The comparative efficiency of “presidential administration” undercuts institutional ambition within a polarized Congress. When the president serves as the modern fount of law‐​like action by the federal government, and party leaders run a centralized Congress, there is a corresponding danger that the legislature becomes a means to executive ends. In more concrete terms, the risk is that one side would mindlessly cover for the president and that the other side—equally mindlessly—would seek to undermine the president so that “their guy” can assume the Oval Office and start getting things done. In this zero‐​sum game, no one would be pressing the interests of Congress as an institution.

It’s an alarming possibility, one that offends the Constitution twice over.

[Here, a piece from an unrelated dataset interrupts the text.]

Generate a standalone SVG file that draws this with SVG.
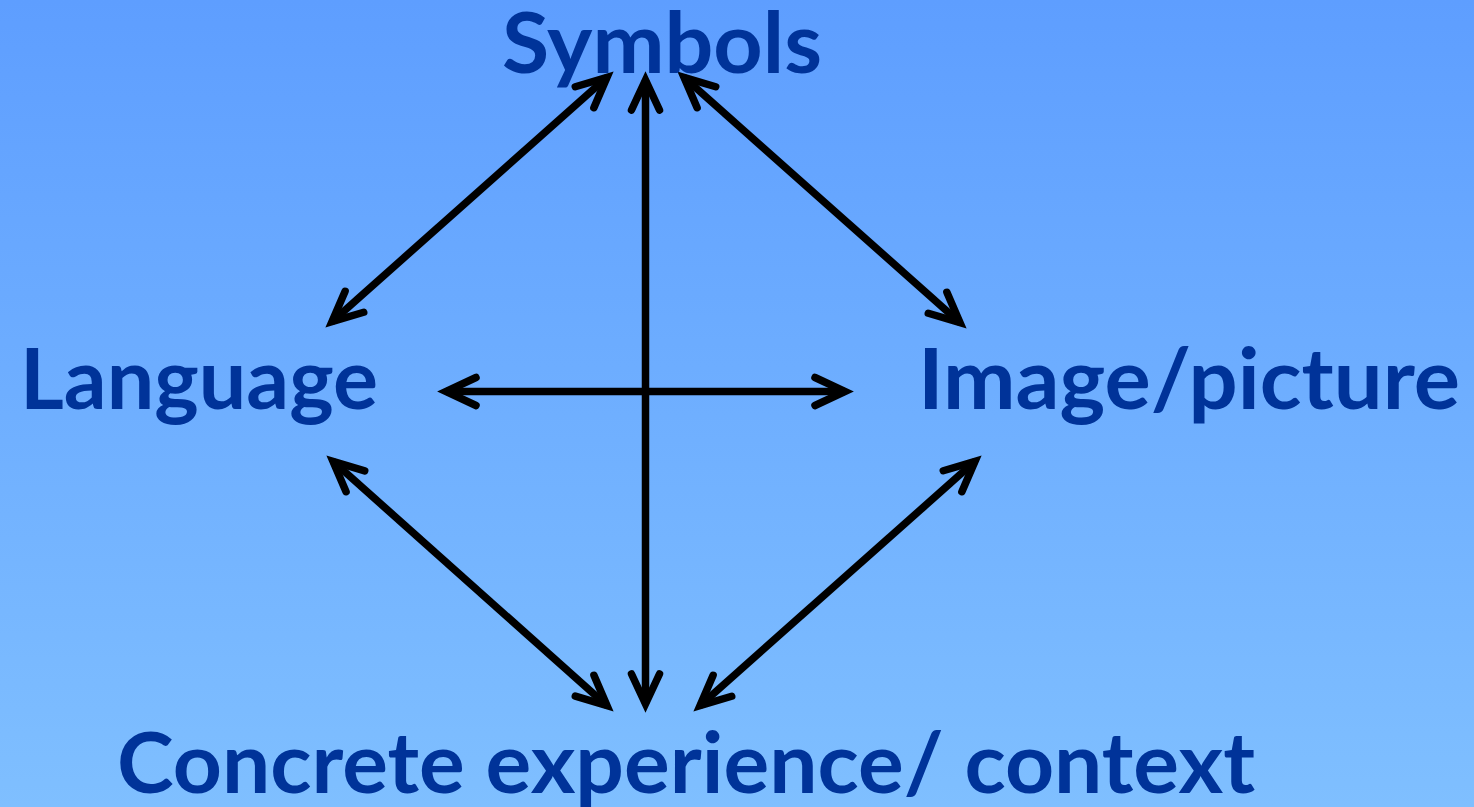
<svg xmlns="http://www.w3.org/2000/svg" width="1474" height="807" viewBox="0 0 1474 807">
<defs>
<linearGradient id="bg" x1="0" y1="0" x2="0" y2="1">
<stop offset="0" stop-color="#5e9eff"/>
<stop offset="1" stop-color="#7fbfff"/>
</linearGradient>
<marker id="ah" markerUnits="userSpaceOnUse" orient="auto-start-reverse" refX="0" refY="0" markerWidth="60" markerHeight="60" viewBox="-40 -25 60 50" overflow="visible">
<path d="M-30,-14 L0,0 L-30,14" fill="none" stroke="#000" stroke-width="7.5" stroke-linejoin="miter" stroke-miterlimit="10" stroke-linecap="round"/>
</marker>
<style>
.lbl{font-family:Lato,"Open Sans","Liberation Sans",sans-serif;font-weight:bold;font-size:84px;fill:#003399}
.con{stroke:#000;stroke-width:7.5;fill:none;marker-start:url(#ah);marker-end:url(#ah)}
</style>
</defs>
<rect x="0" y="0" width="1474" height="807" fill="url(#bg)"/>
<g id="connectors">
<line class="con" x1="645.5" y1="80" x2="645.5" y2="704"/>
<line class="con" x1="446" y1="391.5" x2="845" y2="391.5"/>
<line class="con" x1="607" y1="77.3" x2="332" y2="321.7"/>
<line class="con" x1="684" y1="77.3" x2="960" y2="322.7"/>
<line class="con" x1="333" y1="461.3" x2="607" y2="705.7"/>
<line class="con" x1="975" y1="461.3" x2="700" y2="705.7"/>
</g>
<g id="symbols"><text class="lbl" x="502" y="73" textLength="320" lengthAdjust="spacingAndGlyphs">Symbols</text></g>
<g id="language"><text class="lbl" x="20" y="409" textLength="358" lengthAdjust="spacingAndGlyphs">Language</text></g>
<g id="image"><text class="lbl" x="918" y="409" textLength="542" lengthAdjust="spacingAndGlyphs">Image/picture</text></g>
<g id="concrete"><text class="lbl" x="117" y="793" textLength="1138" lengthAdjust="spacingAndGlyphs">Concrete experience/ context</text></g>
</svg>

To begin with, the administrative state is composed of regulatory agencies that exercise lawmaking, law‐​prosecuting, and law‐​judging functions in considerable tension with separation‐​of‐​powers principles. Congress’s abandonment of competition with the president would reflect a distinct constitutional breach—namely, a failure of the “ambition” on which the Framers’ relied.

The “declared purpose” behind the Framers’ constitutional structure is “to diffus[e] power the better to secure liberty.”119 Within this design, presidents have acted precisely as the Framers intended; Congress, however, has struggled to keep pace. If lawmakers still have the will to compete, then here is a proposed institutional design for legislative regulatory review. Because this function is inherently polit­ical, lawmakers would have to bifurcate legislative regulatory review for it to survive in a polarized Congress. In this manner, each side would gain the capacity to compete with the president over management of the administrative state.